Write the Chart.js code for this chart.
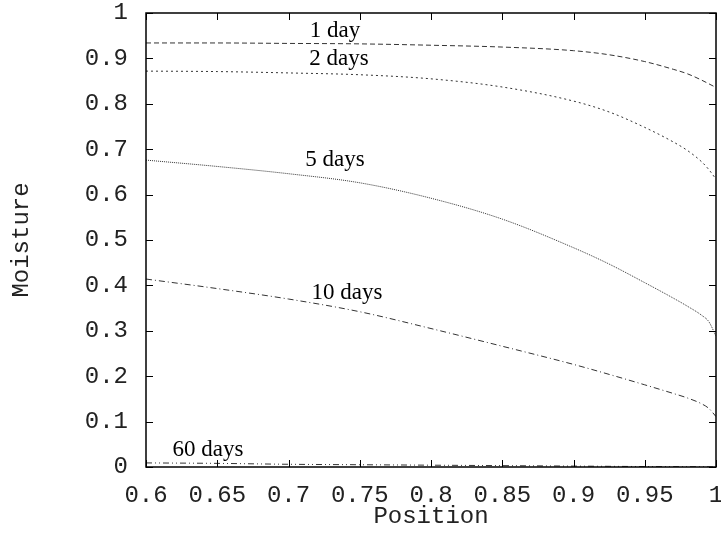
<!DOCTYPE html>
<html>
<head>
<meta charset="utf-8">
<script src="https://cdn.jsdelivr.net/npm/chart.js@4.4.1/dist/chart.umd.min.js"></script>
<style>
    html, body { margin: 0; padding: 0; background: #fff; }
    #wrap { width: 721px; height: 533px; }
</style>
</head>
<body>
<div id="wrap"><canvas id="moistureChart"></canvas></div>
<script>
// positions along the sample
const positions = [0.6, 0.65, 0.7, 0.75, 0.8, 0.85, 0.9, 0.925, 0.95, 0.97, 0.98, 0.99, 0.995, 1.0];

// moisture profiles
const day1 = [0.934, 0.934, 0.933, 0.932, 0.929, 0.925, 0.917, 0.908, 0.893, 0.876, 0.866, 0.852, 0.844, 0.836];
const day2 = [0.872, 0.871, 0.868, 0.864, 0.855, 0.837, 0.806, 0.782, 0.748, 0.716, 0.697, 0.672, 0.655, 0.634];
const day5 = [0.676, 0.662, 0.646, 0.626, 0.592, 0.546, 0.483, 0.447, 0.406, 0.372, 0.354, 0.334, 0.320, 0.288];
const day10 = [0.414, 0.393, 0.370, 0.342, 0.305, 0.266, 0.226, 0.204, 0.181, 0.162, 0.152, 0.139, 0.129, 0.111];
const day60 = [0.009, 0.008, 0.006, 0.005, 0.004, 0.003, 0.002, 0.0015, 0.001, 0.0008, 0.0006, 0.0005, 0.0003, 0.0];

const seriesNames = ['1 day', '2 days', '5 days', '10 days', '60 days'];
const seriesValues = [day1, day2, day5, day10, day60];
const dashes = [[5, 3], [2, 3], [1, 1], [6, 3, 1, 3], [6, 3, 1, 3, 1, 3]];

// where the curve names sit, in data units (x, baseline y)
const labelX = [0.7326, 0.7354, 0.7326, 0.741, 0.6435];
const labelY = [0.947, 0.885, 0.663, 0.370, 0.024];

const monoFont = "'Liberation Mono', 'Courier New', monospace";
const serifFont = "'Liberation Serif', 'Times New Roman', serif";

const datasets = seriesNames.map(function (name, i) {
    return {
        label: name,
        data: positions.map((x, j) => ({x: x, y: seriesValues[i][j]})),
        borderColor: '#333',
        borderWidth: 1,
        borderDash: dashes[i],
        pointRadius: 0,
        fill: false,
        cubicInterpolationMode: 'monotone'
    };
});

// gnuplot style numbers: 0.6, 0.65, 1
function shortNumber(value) {
    return String(Number(value.toFixed(2)));
}

// frame, inward ticks on all sides and curve names
const framePlugin = {
    id: 'frame',
    afterDraw(chart) {
        const ctx = chart.ctx;
        const area = chart.chartArea;
        const xs = chart.scales.x;
        const ys = chart.scales.y;
        const tick = 7;

        ctx.save();
        ctx.strokeStyle = '#000';
        ctx.lineWidth = 1;
        ctx.beginPath();
        xs.ticks.forEach(function (t) {
            const px = Math.round(xs.getPixelForValue(t.value)) + 0.5;
            ctx.moveTo(px, area.bottom);
            ctx.lineTo(px, area.bottom - tick);
            ctx.moveTo(px, area.top);
            ctx.lineTo(px, area.top + tick);
        });
        ys.ticks.forEach(function (t) {
            const py = Math.round(ys.getPixelForValue(t.value)) + 0.5;
            ctx.moveTo(area.left, py);
            ctx.lineTo(area.left + tick, py);
            ctx.moveTo(area.right, py);
            ctx.lineTo(area.right - tick, py);
        });
        ctx.stroke();

        ctx.lineWidth = 1.5;
        ctx.strokeRect(area.left, area.top, area.right - area.left, area.bottom - area.top);

        ctx.fillStyle = '#000';
        ctx.font = '23px ' + serifFont;
        ctx.textAlign = 'center';
        ctx.textBaseline = 'alphabetic';
        seriesNames.forEach(function (name, i) {
            ctx.fillText(name, xs.getPixelForValue(labelX[i]), ys.getPixelForValue(labelY[i]));
        });
        ctx.restore();
    }
};

const ctx = document.getElementById('moistureChart').getContext('2d');

const moistureChart = new Chart(ctx, {
    type: 'line',
    data: {datasets: datasets},
    options: {
        responsive: true,
        maintainAspectRatio: false,
        animation: false,
        layout: {padding: {top: 13, right: 5, left: 0, bottom: 0}},
        plugins: {
            legend: {display: false},
            tooltip: {enabled: false}
        },
        scales: {
            x: {
                type: 'linear',
                min: 0.6,
                max: 1,
                afterFit: function (scale) {
                    scale.height = 66;
                    scale.paddingLeft = 0;
                    scale.paddingRight = 0;
                },
                ticks: {
                    stepSize: 0.05,
                    padding: 14,
                    maxRotation: 0,
                    color: '#222',
                    font: {family: monoFont, size: 24},
                    callback: shortNumber
                },
                grid: {display: true, drawOnChartArea: false, drawTicks: false},
                border: {display: false},
                title: {
                    display: true,
                    text: 'Position',
                    color: '#222',
                    font: {family: monoFont, size: 24},
                    padding: {top: 0, bottom: 2}
                }
            },
            y: {
                type: 'linear',
                min: 0,
                max: 1,
                afterFit: function (scale) {
                    scale.width = 146;
                    scale.paddingTop = 0;
                    scale.paddingBottom = 0;
                },
                ticks: {
                    stepSize: 0.1,
                    padding: 18,
                    color: '#222',
                    font: {family: monoFont, size: 24},
                    callback: shortNumber
                },
                grid: {display: true, drawOnChartArea: false, drawTicks: false},
                border: {display: false},
                title: {
                    display: true,
                    text: 'Moisture',
                    color: '#222',
                    font: {family: monoFont, size: 24},
                    padding: {top: 7, bottom: 0}
                }
            }
        }
    },
    plugins: [framePlugin]
});
</script>
</body>
</html>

* [Aim of the task]:
Up to and including the line with "0.99, 0.995, 1.0];", copy the data above from its first line. Skip pictures.

* [Correct result]:
Write the Chart.js code for this chart.
<!DOCTYPE html>
<html>
<head>
<meta charset="utf-8">
<script src="https://cdn.jsdelivr.net/npm/chart.js@4.4.1/dist/chart.umd.min.js"></script>
<style>
    html, body { margin: 0; padding: 0; background: #fff; }
    #wrap { width: 721px; height: 533px; }
</style>
</head>
<body>
<div id="wrap"><canvas id="moistureChart"></canvas></div>
<script>
// positions along the sample
const positions = [0.6, 0.65, 0.7, 0.75, 0.8, 0.85, 0.9, 0.925, 0.95, 0.97, 0.98, 0.99, 0.995, 1.0];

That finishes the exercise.